## begin Dataset extract
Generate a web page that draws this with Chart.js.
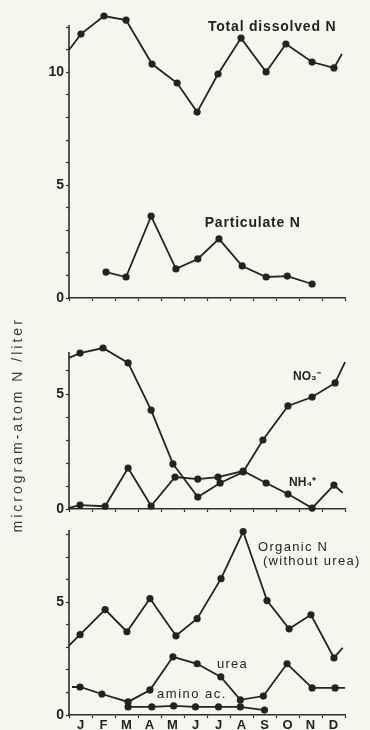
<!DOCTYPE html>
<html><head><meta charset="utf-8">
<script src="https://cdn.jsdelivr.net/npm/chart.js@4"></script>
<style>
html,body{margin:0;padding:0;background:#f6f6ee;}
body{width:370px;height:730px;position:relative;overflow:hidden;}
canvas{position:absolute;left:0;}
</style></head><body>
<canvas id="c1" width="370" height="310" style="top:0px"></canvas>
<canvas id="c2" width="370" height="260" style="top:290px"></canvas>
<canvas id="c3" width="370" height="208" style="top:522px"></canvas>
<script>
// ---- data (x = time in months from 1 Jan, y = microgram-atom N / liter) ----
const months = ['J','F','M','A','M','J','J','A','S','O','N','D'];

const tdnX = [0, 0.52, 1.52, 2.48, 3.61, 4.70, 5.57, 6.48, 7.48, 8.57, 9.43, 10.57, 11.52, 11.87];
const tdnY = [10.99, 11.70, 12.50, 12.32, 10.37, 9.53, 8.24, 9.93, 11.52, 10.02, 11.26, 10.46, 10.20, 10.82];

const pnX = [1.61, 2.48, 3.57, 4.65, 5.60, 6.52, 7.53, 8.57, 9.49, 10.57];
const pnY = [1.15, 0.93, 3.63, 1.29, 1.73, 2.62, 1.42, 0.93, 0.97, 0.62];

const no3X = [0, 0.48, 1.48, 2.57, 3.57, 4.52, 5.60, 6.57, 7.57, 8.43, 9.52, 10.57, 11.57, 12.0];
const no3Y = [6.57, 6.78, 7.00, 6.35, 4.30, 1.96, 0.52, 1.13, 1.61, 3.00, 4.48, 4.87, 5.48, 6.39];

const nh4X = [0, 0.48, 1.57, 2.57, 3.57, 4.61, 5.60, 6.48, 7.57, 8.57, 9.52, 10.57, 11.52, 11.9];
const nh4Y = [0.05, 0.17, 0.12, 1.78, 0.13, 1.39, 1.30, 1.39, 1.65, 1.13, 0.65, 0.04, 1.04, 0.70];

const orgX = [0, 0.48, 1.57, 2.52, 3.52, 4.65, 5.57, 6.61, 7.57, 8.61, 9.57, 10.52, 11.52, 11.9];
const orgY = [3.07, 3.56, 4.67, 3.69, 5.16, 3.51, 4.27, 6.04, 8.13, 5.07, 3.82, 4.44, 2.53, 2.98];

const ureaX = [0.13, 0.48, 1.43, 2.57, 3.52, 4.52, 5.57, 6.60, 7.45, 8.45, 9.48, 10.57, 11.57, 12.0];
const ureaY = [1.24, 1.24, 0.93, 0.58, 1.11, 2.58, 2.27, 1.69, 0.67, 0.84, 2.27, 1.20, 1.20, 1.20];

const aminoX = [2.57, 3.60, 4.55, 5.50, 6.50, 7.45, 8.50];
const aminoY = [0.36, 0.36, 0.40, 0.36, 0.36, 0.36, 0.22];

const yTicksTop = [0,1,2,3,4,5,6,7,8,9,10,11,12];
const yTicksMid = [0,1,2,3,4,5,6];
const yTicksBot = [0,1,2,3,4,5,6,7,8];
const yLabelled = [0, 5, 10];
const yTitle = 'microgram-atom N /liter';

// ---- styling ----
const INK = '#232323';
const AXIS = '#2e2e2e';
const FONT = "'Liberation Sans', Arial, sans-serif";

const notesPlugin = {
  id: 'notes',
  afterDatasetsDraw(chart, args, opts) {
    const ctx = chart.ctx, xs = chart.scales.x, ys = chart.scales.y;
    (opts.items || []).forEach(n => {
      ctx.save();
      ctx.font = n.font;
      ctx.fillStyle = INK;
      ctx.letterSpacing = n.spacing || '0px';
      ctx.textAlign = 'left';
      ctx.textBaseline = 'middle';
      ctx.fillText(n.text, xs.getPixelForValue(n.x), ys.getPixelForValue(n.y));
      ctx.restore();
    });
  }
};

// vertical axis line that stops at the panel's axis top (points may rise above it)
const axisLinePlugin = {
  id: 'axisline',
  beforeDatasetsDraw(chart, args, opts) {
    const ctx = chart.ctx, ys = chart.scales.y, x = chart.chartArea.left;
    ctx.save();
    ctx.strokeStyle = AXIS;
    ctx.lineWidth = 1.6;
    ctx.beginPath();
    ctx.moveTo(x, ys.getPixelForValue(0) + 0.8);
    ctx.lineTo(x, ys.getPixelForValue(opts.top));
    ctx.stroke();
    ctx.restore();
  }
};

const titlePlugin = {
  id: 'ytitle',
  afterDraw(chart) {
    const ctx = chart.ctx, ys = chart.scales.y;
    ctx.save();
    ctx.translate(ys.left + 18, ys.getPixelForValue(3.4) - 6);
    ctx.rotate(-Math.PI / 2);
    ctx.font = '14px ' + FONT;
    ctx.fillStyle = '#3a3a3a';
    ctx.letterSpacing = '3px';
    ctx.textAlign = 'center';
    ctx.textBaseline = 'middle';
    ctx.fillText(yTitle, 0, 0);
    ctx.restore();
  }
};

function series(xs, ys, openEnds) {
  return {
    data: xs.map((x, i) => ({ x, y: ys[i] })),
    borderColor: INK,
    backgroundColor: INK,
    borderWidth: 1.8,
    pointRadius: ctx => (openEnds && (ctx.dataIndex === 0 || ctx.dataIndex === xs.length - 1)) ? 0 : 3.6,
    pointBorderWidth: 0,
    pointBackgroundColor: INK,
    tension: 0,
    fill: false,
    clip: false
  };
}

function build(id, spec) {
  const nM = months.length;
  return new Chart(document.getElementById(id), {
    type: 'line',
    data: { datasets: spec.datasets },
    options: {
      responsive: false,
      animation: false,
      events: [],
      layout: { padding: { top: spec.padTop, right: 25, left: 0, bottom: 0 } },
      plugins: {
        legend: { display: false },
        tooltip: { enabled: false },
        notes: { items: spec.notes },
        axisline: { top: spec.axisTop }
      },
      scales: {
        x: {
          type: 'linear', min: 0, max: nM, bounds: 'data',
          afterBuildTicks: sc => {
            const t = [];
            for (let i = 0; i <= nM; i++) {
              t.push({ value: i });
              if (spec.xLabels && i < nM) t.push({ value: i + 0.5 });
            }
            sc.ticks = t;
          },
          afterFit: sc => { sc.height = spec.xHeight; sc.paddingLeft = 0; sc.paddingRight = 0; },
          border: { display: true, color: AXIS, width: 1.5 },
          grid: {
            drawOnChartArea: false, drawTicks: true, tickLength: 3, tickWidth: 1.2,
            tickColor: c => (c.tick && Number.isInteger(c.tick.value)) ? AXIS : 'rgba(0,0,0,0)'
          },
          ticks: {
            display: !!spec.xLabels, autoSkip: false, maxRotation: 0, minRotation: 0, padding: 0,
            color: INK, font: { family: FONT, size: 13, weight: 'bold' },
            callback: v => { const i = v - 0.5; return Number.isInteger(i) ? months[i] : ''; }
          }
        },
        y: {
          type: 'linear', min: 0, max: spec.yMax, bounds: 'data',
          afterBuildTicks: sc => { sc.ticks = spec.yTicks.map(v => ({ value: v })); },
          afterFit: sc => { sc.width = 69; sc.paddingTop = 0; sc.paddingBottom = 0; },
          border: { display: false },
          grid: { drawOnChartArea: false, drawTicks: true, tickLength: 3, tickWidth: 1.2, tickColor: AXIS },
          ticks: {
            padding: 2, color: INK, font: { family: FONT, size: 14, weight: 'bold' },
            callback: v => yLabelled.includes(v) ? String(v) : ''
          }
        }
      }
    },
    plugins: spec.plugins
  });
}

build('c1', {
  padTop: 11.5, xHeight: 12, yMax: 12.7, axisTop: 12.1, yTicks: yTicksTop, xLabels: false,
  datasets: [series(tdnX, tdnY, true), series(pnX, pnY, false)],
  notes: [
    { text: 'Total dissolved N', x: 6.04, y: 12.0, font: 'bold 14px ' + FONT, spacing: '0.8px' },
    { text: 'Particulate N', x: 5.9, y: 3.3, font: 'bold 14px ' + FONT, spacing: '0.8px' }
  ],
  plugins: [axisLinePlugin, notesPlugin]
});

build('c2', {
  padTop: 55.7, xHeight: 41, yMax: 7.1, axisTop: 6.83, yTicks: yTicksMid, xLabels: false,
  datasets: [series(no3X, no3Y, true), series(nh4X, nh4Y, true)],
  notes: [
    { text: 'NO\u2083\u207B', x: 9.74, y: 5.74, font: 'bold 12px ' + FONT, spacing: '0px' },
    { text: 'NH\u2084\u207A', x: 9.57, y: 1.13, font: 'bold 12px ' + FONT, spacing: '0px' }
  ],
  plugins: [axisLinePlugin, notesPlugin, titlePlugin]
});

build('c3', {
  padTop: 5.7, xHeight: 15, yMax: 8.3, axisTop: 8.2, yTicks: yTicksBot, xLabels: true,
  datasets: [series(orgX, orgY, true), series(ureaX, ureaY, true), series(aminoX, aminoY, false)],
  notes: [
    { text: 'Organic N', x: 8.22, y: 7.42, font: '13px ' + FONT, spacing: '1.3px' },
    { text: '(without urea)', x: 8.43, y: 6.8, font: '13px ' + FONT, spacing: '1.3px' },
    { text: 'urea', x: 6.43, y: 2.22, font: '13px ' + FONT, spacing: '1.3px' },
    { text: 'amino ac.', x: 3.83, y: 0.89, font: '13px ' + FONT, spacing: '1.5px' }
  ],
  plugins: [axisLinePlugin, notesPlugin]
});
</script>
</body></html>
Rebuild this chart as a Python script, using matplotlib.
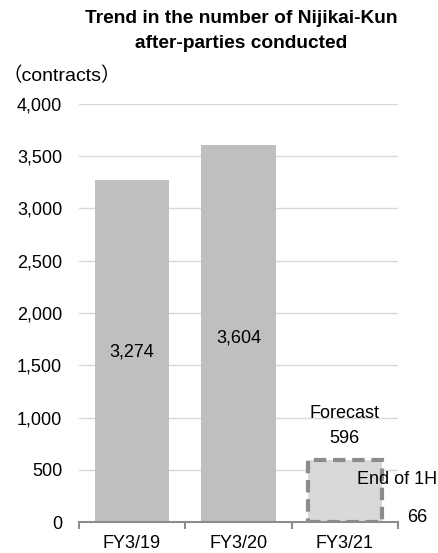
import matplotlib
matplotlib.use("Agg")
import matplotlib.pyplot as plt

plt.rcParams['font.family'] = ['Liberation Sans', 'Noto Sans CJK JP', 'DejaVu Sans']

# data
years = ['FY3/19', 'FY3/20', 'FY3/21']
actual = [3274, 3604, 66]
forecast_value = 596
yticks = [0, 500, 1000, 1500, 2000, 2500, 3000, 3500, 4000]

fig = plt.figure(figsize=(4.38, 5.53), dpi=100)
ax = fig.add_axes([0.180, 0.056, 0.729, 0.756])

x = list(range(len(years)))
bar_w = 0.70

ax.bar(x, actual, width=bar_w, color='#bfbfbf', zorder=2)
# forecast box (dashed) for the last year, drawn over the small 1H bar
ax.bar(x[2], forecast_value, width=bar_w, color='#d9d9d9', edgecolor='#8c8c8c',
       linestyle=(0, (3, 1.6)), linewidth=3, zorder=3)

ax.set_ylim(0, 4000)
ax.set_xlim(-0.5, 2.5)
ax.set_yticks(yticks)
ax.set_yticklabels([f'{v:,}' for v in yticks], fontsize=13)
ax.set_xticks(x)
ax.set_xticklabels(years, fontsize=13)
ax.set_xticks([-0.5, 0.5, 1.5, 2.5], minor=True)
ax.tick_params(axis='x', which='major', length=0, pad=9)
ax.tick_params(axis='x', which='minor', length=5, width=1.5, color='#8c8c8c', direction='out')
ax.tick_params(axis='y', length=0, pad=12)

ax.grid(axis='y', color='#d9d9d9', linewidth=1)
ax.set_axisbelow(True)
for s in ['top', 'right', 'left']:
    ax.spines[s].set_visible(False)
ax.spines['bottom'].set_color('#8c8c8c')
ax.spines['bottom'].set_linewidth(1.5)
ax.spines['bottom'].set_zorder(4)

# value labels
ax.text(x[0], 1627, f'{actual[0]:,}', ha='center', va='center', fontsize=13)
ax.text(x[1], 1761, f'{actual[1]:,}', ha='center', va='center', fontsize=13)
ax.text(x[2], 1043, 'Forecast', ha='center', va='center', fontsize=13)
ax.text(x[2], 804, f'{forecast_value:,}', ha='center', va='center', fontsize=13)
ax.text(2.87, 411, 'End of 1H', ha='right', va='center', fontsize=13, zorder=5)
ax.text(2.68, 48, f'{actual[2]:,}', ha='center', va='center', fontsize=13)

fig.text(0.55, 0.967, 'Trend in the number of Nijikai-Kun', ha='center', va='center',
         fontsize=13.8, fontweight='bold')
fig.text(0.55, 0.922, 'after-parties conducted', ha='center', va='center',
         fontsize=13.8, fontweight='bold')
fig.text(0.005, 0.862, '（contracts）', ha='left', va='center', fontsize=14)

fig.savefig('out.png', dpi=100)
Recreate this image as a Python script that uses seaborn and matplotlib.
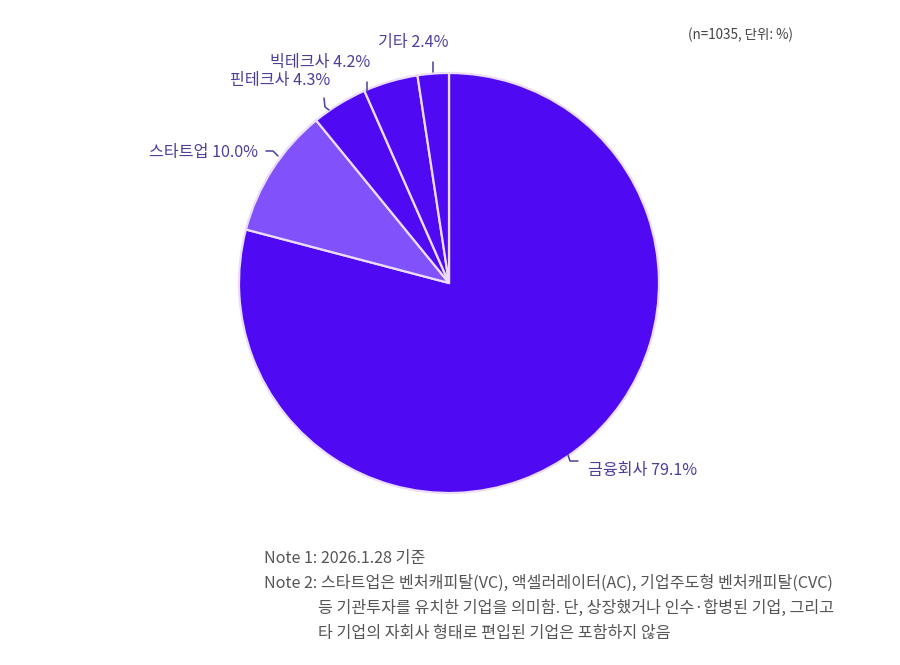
## end Dataset extract
■ Objective
Reproduce the records word for word, please, from their first line up to and including the line that contains "months = ['J','F','M','A','M','J','J','A','S','O','N','D'];", but no pictures.

■ The answer
Generate a web page that draws this with Chart.js.
<!DOCTYPE html>
<html><head><meta charset="utf-8">
<script src="https://cdn.jsdelivr.net/npm/chart.js@4"></script>
<style>
html,body{margin:0;padding:0;background:#f6f6ee;}
body{width:370px;height:730px;position:relative;overflow:hidden;}
canvas{position:absolute;left:0;}
</style></head><body>
<canvas id="c1" width="370" height="310" style="top:0px"></canvas>
<canvas id="c2" width="370" height="260" style="top:290px"></canvas>
<canvas id="c3" width="370" height="208" style="top:522px"></canvas>
<script>
// ---- data (x = time in months from 1 Jan, y = microgram-atom N / liter) ----
const months = ['J','F','M','A','M','J','J','A','S','O','N','D'];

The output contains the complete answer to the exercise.